To prove the foxes’ friendly demeanor was the result of genetic selection, Belyaev’s team began to breed foxes that showed opposite traits of the tame pups. Instead of being outgoing and excited by encountering people, these foxes were defensive and aggressive. This result showed certain aspects of the fox’s behavior could be tied to genetics and spotted during breeding.
What does the (tame) fox say?
Unfortunately, Belyaev died before seeing the final results. But today, 58 years after the start of the program, there is now a large, sustainable population of domesticated foxes. These animals have no fear of humans, and actively seek out human companionship. The most friendly are known as “elite” foxes.
“By the tenth generation, 18 percent of fox pups were elite; by the 20th, the figure had reached 35 percent,” Lyudmilla Trut, one of the lead researchers at the Institute of Cytology and Genetics, wrote in a paper describing the experiment in 1999. “Today elite foxes make up 70 to 80 percent of our experimentally selected population.”
University of Illinois biologist Anna Kukekova has been studying these domesticated foxes since the late 1990s.
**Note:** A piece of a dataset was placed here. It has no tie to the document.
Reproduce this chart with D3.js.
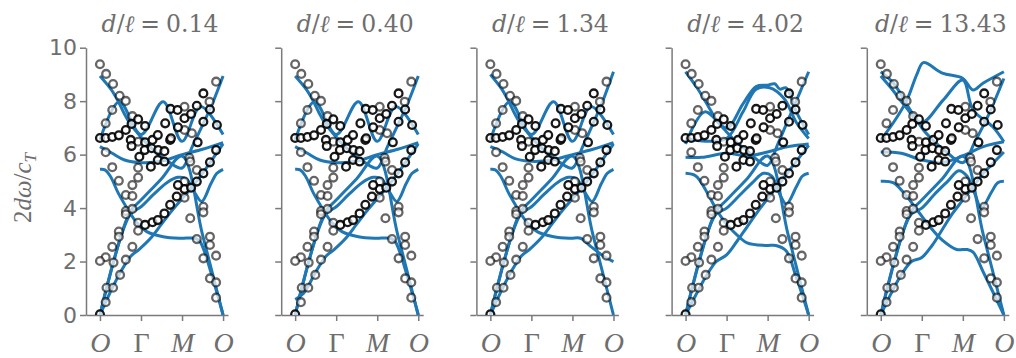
<!DOCTYPE html>
<html>
<head>
<meta charset="utf-8">
<script src="https://cdn.jsdelivr.net/npm/d3@7"></script>
<style>
  body { margin: 0; background: #fff; }
</style>
</head>
<body>
<script>
// dispersion panels, markers shared, model curves per d/l

var dOverL = ["0.14", "0.40", "1.34", "4.02", "13.43"];
var yTicks = [0, 2, 4, 6, 8, 10];
var xTickValues = [0, 1, 2, 3];
var xTickLabels = ["O", "Γ", "M", "O"];

// reference points [k, 2dω/c_T]
var grayPoints = [
  [0, 9.38], [0.15, 9.02], [0.32, 8.64], [0.48, 8.2], [0.63, 8.01], [0.3, 7.67], [0.14, 7.17], [0.79, 7.44],
  [2.83, 8.73], [2.67, 7.98], [2.06, 7.79], [2.24, 6.8], [2.06, 6.92],
  [0.14, 6.09], [0.3, 5.53], [0.46, 5.02], [0.63, 4.49], [0.79, 4.45], [0.79, 4.86], [0.93, 5.14], [0.93, 5.51],
  [0.63, 3.89], [0.63, 3.77], [0.79, 3.97], [0.46, 3.12], [0.46, 2.93], [0.93, 3.45], [0.93, 3.15],
  [0.79, 2.55], [0.63, 2.07], [0.3, 2.55], [0.33, 1.96], [0.14, 2.16], [0, 2.02], [0.49, 1.5],
  [0.16, 1.02], [0.32, 1.02], [0.14, 0.48],
  [2.18, 5.88], [2.2, 5.74], [2.36, 5.42], [2.06, 4.99], [2.06, 4.39], [2.52, 4.05], [2.52, 3.84],
  [2.2, 3.62], [2.36, 2.84], [2.68, 2.93], [2.68, 2.62], [2.83, 2.22], [2.52, 2.12],
  [2.68, 1.37], [2.83, 1.22], [2.83, 0.65], [0.93, 6.48]
];
var blackPoints = [
  [0, 6.62], [0.14, 6.62], [0.3, 6.66], [0.46, 6.72], [0.63, 6.92], [0.77, 7.15], [0.93, 7.32], [1.1, 7.07],
  [0.75, 6.55], [1.1, 6.46], [1.09, 6.17], [1.28, 6.55], [1.26, 6.24], [1.42, 6.17], [1.24, 5.55], [1.41, 6.73],
  [1.1, 3.37], [1.28, 3.47], [1.41, 3.55], [1.57, 3.8], [1.71, 4.12], [1.87, 4.43], [2.06, 4.71], [2.22, 4.76],
  [1.9, 4.86], [2.36, 4.99], [2.52, 5.3], [2.68, 5.71], [2.83, 6.17],
  [1.71, 6.55], [1.57, 6.13], [1.41, 5.8], [1.57, 5.74], [2.38, 6.46], [1.59, 7.17], [1.72, 7.71], [1.89, 7.67],
  [2.06, 7.36], [2.22, 7.52], [2.36, 7.83], [2.52, 8.29], [2.68, 7.69], [1.9, 7.02], [1.73, 6.61], [2.52, 7.23],
  [2.85, 7.11], [0, 0.03], [0.77, 6.32], [0.96, 5.92]
];

// model branches, one list per panel
var acoA = [[0, 0], [0.73, 3.85], [1, 4.3], [1.5, 5.1], [2, 5.95], [2.5, 3.0], [3, 0]];

var linesP0 = [
  [[0, 0], [0.25, 0.85], [0.5, 1.6], [0.75, 2.2], [0.95, 2.45], [1.25, 2.9], [1.5, 3.4], [1.75, 3.9], [2, 4.35], [2.25, 4.8], [2.5, 5.3], [2.75, 5.85], [3, 6.4]],
  acoA,
  [[0, 0], [0.73, 3.75], [1, 4.05], [1.3, 4.5], [1.63, 4.95], [1.9, 5.15], [2.1, 5.1], [2.3, 4.6], [2.48, 4.25], [2.7, 4.9], [2.85, 5.3], [3, 5.45]],
  [[0, 5.45], [0.12, 5.43], [0.25, 5.2], [0.45, 4.55], [0.7, 3.9], [0.9, 3.45], [1.14, 3.12], [1.54, 2.93], [1.95, 2.87], [2.32, 2.87], [2.44, 2.74], [2.76, 1.31], [3, 0]],
  [[0, 6.3], [0.3, 6.05], [0.6, 5.8], [1, 5.7], [1.5, 5.75], [2, 6.0], [2.5, 6.2], [3, 6.45]],
  [[0, 6.55], [0.47, 7.98], [1, 6.75], [1.54, 7.98], [2, 6.5], [2.45, 7.8], [3, 6.75]],
  [[0, 8.94], [0.28, 8.42], [0.45, 7.98], [0.57, 7.6], [0.73, 7.17], [0.89, 6.86], [1.14, 6.42], [1.4, 6.05], [1.7, 5.7], [2, 5.5], [2.25, 6.3], [2.5, 7.1], [2.75, 7.95], [3, 8.94]]
];
var linesP1 = [
  [[0, 0.58], [0.2, 0.8], [0.5, 1.6], [0.75, 2.2], [0.95, 2.45], [1.25, 2.9], [1.5, 3.4], [1.75, 3.9], [2, 4.35], [2.25, 4.8], [2.5, 5.3], [2.75, 5.85], [3, 6.4]],
  acoA,
  [[0, 0], [0.73, 3.75], [1, 4.05], [1.3, 4.5], [1.63, 4.95], [1.9, 5.15], [2.1, 5.1], [2.3, 4.6], [2.48, 4.25], [2.7, 4.9], [2.85, 5.3], [3, 5.45]],
  [[0, 5.45], [0.12, 5.43], [0.25, 5.2], [0.45, 4.55], [0.7, 3.9], [0.9, 3.45], [1.14, 3.12], [1.54, 2.93], [1.95, 2.87], [2.32, 2.87], [2.44, 2.74], [2.76, 1.31], [3, 0]],
  [[0, 6.3], [0.3, 6.05], [0.6, 5.8], [1, 5.7], [1.5, 5.75], [2, 6.0], [2.5, 6.2], [3, 6.45]],
  [[0, 6.55], [0.47, 7.98], [1, 6.75], [1.54, 7.98], [2, 6.5], [2.45, 7.8], [3, 6.75]],
  [[0, 8.94], [0.28, 8.42], [0.45, 7.98], [0.57, 7.6], [0.73, 7.17], [0.89, 6.86], [1.14, 6.42], [1.4, 6.05], [1.7, 5.7], [2, 5.5], [2.25, 6.3], [2.5, 7.1], [2.75, 7.95], [3, 8.94]]
];
var linesP2 = [
  [[0, 0], [0.25, 0.85], [0.5, 1.6], [0.75, 2.2], [0.95, 2.45], [1.25, 2.9], [1.5, 3.4], [1.75, 3.9], [2, 4.35], [2.25, 4.8], [2.5, 5.3], [2.75, 5.85], [3, 6.4]],
  acoA,
  [[0, 0], [0.73, 3.75], [1, 4.05], [1.3, 4.5], [1.63, 4.95], [1.9, 5.15], [2.1, 5.1], [2.3, 4.6], [2.48, 4.25], [2.7, 4.9], [2.85, 5.3], [3, 5.45]],
  [[0, 5.45], [0.12, 5.43], [0.25, 5.2], [0.45, 4.55], [0.7, 3.9], [0.9, 3.45], [1.14, 3.12], [1.54, 2.93], [1.95, 2.87], [2.2, 2.87], [2.45, 2.56], [2.78, 2.18], [3, 2.0]],
  [[0, 6.3], [0.3, 6.1], [0.6, 5.85], [1, 5.75], [1.5, 5.8], [2, 6.0], [2.5, 6.2], [3, 6.45]],
  [[0, 6.55], [0.47, 7.98], [1, 6.75], [1.54, 7.98], [2, 6.5], [2.45, 7.8], [3, 6.75]],
  [[0, 9.0], [0.28, 8.45], [0.45, 7.98], [0.57, 7.6], [0.73, 7.17], [0.89, 6.86], [1.14, 6.42], [1.4, 6.05], [1.7, 5.7], [2, 5.5], [2.25, 6.3], [2.5, 7.15], [2.75, 8.05], [3, 9.1]]
];
var linesP3 = [
  [[0, 0], [0.25, 0.75], [0.5, 1.45], [0.75, 2.0], [1, 2.25], [1.25, 2.75], [1.5, 3.3], [1.75, 3.85], [2, 4.35], [2.25, 4.85], [2.5, 5.35], [2.75, 5.85], [3, 6.35]],
  acoA,
  [[0, 0], [0.73, 3.75], [1, 4.0], [1.3, 4.45], [1.63, 4.95], [1.9, 5.3], [2.1, 5.2], [2.3, 4.5], [2.46, 4.15], [2.7, 4.8], [2.85, 5.2], [3, 5.3]],
  [[0, 5.3], [0.25, 5.2], [0.5, 4.65], [0.75, 3.95], [1, 3.4], [1.25, 3.0], [1.5, 2.7], [1.95, 2.6], [2.2, 2.6], [2.45, 2.4], [2.7, 1.4], [3, 0]],
  [[0, 5.9], [0.4, 5.9], [1, 6.05], [1.5, 5.95], [2, 6.1], [2.5, 6.3], [3, 6.4]],
  [[0, 6.4], [0.47, 7.6], [1, 7.0], [1.4, 7.9], [1.72, 8.55], [2, 8.6], [2.17, 8.65], [2.3, 8.45], [2.45, 8.5], [2.7, 7.6], [3, 6.75]],
  [[0, 6.6], [0.5, 6.5], [1, 6.6], [1.4, 7.6], [1.72, 8.45], [2.05, 8.5], [2.4, 8.1], [2.7, 7.2], [3, 6.6]],
  [[0, 9.1], [0.28, 8.5], [0.5, 7.95], [0.75, 7.3], [1, 6.85], [1.25, 6.45], [1.5, 6.15], [1.75, 5.8], [2, 5.6], [2.25, 6.4], [2.5, 7.3], [2.75, 8.2], [3, 9.1]]
];
var linesP4 = [
  [[0, 0], [0.25, 0.8], [0.5, 1.5], [0.75, 2.0], [1, 2.15], [1.25, 2.6], [1.5, 3.2], [1.75, 3.8], [2, 4.3], [2.25, 4.8], [2.5, 5.3], [2.75, 5.7], [3, 6.1]],
  acoA,
  [[0, 0], [0.73, 3.75], [1, 4.0], [1.3, 4.5], [1.63, 5.0], [1.9, 5.4], [2.1, 5.2], [2.3, 4.5], [2.45, 4.0], [2.7, 4.6], [2.85, 4.95], [3, 5.0]],
  [[0, 5.0], [0.3, 4.95], [0.6, 4.5], [0.9, 3.9], [1.2, 3.3], [1.5, 2.8], [1.85, 2.45], [2.1, 2.45], [2.25, 2.35], [2.5, 1.6], [3, 0]],
  [[0, 6.1], [0.5, 6.05], [1, 5.8], [1.5, 5.7], [2, 5.95], [2.5, 6.3], [3, 6.48]],
  [[0, 6.55], [0.31, 7.2], [0.64, 8.05], [0.88, 9.0], [1.04, 9.44], [1.5, 9.05], [2, 8.85], [2.25, 8.42], [2.49, 8.67], [3, 9.1]],
  [[0, 9.1], [0.31, 8.67], [0.72, 7.67], [1.04, 6.92], [1.3, 6.5], [1.6, 6.1], [2, 5.7], [2.3, 6.5], [2.6, 7.4], [3, 8.85]],
  [[0, 8.94], [0.3, 8.4], [0.6, 7.8], [1, 7.2], [1.52, 8.04], [2, 8.79], [2.25, 7.67], [2.73, 7.04], [3, 6.48]]
];
var panelLines = [linesP0, linesP1, linesP2, linesP3, linesP4];

var svg = d3.select("body").append("svg").attr("width", 1016).attr("height", 358);

var x = d3.scaleLinear().domain([-0.34, 3.12]).range([0, 142]);
var y = d3.scaleLinear().domain([0, 10]).range([315, 47.7]);

var line = d3.line()
  .x(function (d) { return x(d[0]); })
  .y(function (d) { return y(d[1]); })
  .curve(d3.curveCatmullRom.alpha(0.5));

var textGray = "#6e6e6e";
var axisGray = "#7a7a7a";
var serif = "Liberation Serif, DejaVu Serif, serif";

svg.append("defs").append("clipPath").attr("id", "plotclip")
  .append("rect").attr("x", 0).attr("y", y(10)).attr("width", 142).attr("height", y(0) - y(10));

for (var p = 0; p < 5; p++) {
  var g = svg.append("g").attr("transform", "translate(" + (86 + p * 195.2) + ",0)");

  // axes
  var yAxis = d3.axisLeft(y).tickValues(yTicks).tickSize(6).tickSizeOuter(0)
    .tickFormat(p === 0 ? d3.format("d") : function () { return ""; });
  var ya = g.append("g").call(yAxis);
  var xa = g.append("g").attr("transform", "translate(0," + y(0) + ")")
    .call(d3.axisBottom(x).tickValues(xTickValues).tickSize(6).tickSizeOuter(0)
      .tickFormat(function (d, i) { return xTickLabels[i]; }));

  [ya, xa].forEach(function (a) {
    a.select(".domain").attr("stroke", axisGray).attr("stroke-width", 1.5);
    a.selectAll(".tick line").attr("stroke", axisGray).attr("stroke-width", 1.5);
  });
  ya.selectAll(".tick text").attr("fill", textGray).attr("font-family", "DejaVu Sans")
    .attr("font-size", 22).attr("x", -9);
  xa.selectAll(".tick text").attr("fill", textGray).attr("font-family", serif)
    .attr("font-size", 28).attr("y", 17)
    .attr("font-style", function (d, i) { return xTickLabels[i] === "Γ" ? "normal" : "italic"; });

  // title
  var t = g.append("text").attr("x", 74).attr("y", 32).attr("text-anchor", "middle")
    .attr("fill", textGray).attr("font-family", "DejaVu Serif, serif").attr("font-size", 23.5);
  t.append("tspan").attr("font-style", "italic").text("d");
  t.append("tspan").text("/");
  t.append("tspan").attr("font-style", "italic").text("ℓ");
  t.append("tspan").attr("dx", 6).text("=");
  t.append("tspan").attr("dx", 6).text(dOverL[p]);

  // curves and points
  var plot = g.append("g").attr("clip-path", "url(#plotclip)");
  plot.selectAll("path.branch")
    .data(panelLines[p])
    .enter().append("path")
    .attr("class", "branch")
    .attr("fill", "none")
    .attr("stroke", "#1f77b4")
    .attr("stroke-width", 3)
    .attr("stroke-linejoin", "round")
    .attr("d", line);

  plot.selectAll("circle.gray")
    .data(grayPoints)
    .enter().append("circle")
    .attr("class", "gray")
    .attr("cx", function (d) { return x(d[0]); })
    .attr("cy", function (d) { return y(d[1]); })
    .attr("r", 3.9)
    .attr("fill", "#fff").attr("fill-opacity", 0.7)
    .attr("stroke", "#000").attr("stroke-opacity", 0.6).attr("stroke-width", 2.3);

  plot.selectAll("circle.black")
    .data(blackPoints)
    .enter().append("circle")
    .attr("class", "black")
    .attr("cx", function (d) { return x(d[0]); })
    .attr("cy", function (d) { return y(d[1]); })
    .attr("r", 3.9)
    .attr("fill", "#fff").attr("fill-opacity", 0.7)
    .attr("stroke", "#000").attr("stroke-opacity", 0.9).attr("stroke-width", 2.3);
}

// y label
var yl = svg.append("text").attr("transform", "translate(31,188) rotate(-90)")
  .attr("text-anchor", "middle").attr("fill", textGray)
  .attr("font-family", serif).attr("font-size", 25);
yl.append("tspan").text("2");
yl.append("tspan").attr("font-style", "italic").text("dω");
yl.append("tspan").text("/");
yl.append("tspan").attr("font-style", "italic").text("c");
yl.append("tspan").attr("font-style", "italic").attr("font-size", 17).attr("dy", 5).text("T");
</script>
</body>
</html>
Her lab digs into the genes behind the desirable traits in the animals.
One of the lab’s most interesting findings is that the friendly foxes exhibit physical traits not seen in the wild, such as spots in their fur and curled tails. Their ears show weird traits, too.
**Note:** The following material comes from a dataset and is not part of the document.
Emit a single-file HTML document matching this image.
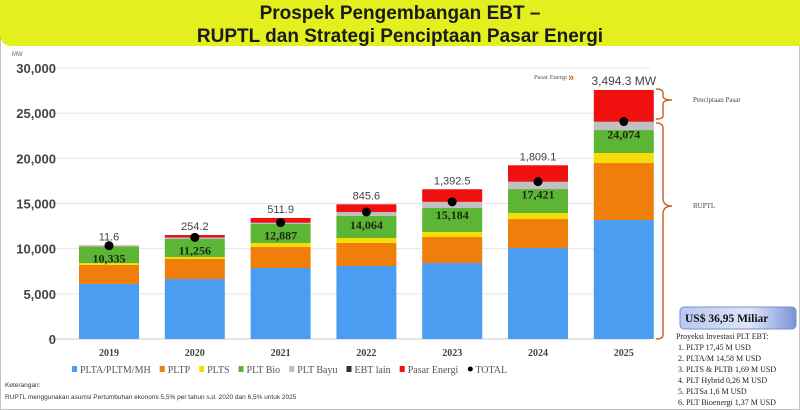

Like puppies, young foxes have floppy ears. But the ears of domesticated foxes stay floppier for a longer time after birth, said Jennifer Johnson, a biologist who has worked with Kukekova since the early 2000s.
As the researchers peered into the reasons behind the behavioral traits, they found there isn’t just one gene responsible for the friendly and outgoing behavior.
“The tameness (the nice versus mean) is actually separate from the bold animals versus the shy animals, and the active animals versus quiet animals,” Johnson said. “When these [tame and aggressive] animals are bred, we see a lot of interesting new behaviors.”
Johnson said it has been difficult to decipher these genetic secrets, because unlike for humans and dogs, no one has sequenced the genome of foxes … yet. Kukekova’s lab expects to publish a fox genome sometime soon.
Fly foxes, fly!
After the collapse of the Soviet Union, the domesticated fox experiment fell on hard times as public funding for the project evaporated. The researchers realized quickly that keeping more than 300 foxes is an expensive enterprise. In the 1990s, the lab switched to selling some of the foxes as fur pelts to sustain the breeding program.
“The current situation is not catastrophic, but not stable at the same time,” Institute of Cytology and Genetics research assistant Anastasiya Kharlamova told BBC Earth last year. Now, the lab’s primary source of revenue is selling the foxes to people and organizations across the globe.
One customer is the Judith A. Bassett Canid Education and Conservation Center, located near San Diego. The center keeps six foxes — five of which are domesticated — as ambassadors for their species, so that people can get an up-close-and-personal view of the animals.
“We have a fox whose name is Boris, and as soon as someone walks in, he’ll run up to them like a dog will,” said David Bassett, president of the Conservation Center. “He wants to be scratched and if you don’t scratch him he’ll make you.”
Want a domesticated fox of your own? Remember these rules. First, bringing one into the United States costs almost $9,000. Several states outright ban people from keeping foxes as pets, including California, New York, Texas and Oregon. And of course, while domesticated foxes are friendlier than those in the wild, they can still be unpredictable.
“[You can be] sitting there drinking your cup of coffee and turning your head for a second, and then taking a swig and realizing, ‘Yeah, Boris came up here and peed in my coffee cup,’” said Amy Bassett, the Canid Conservation Center’s founder. “You can easily train and manage behavioral problems in dogs, but there are a lot of behaviors in foxes, regardless of if they’re Russian or U.S., that you will never be able to manage.”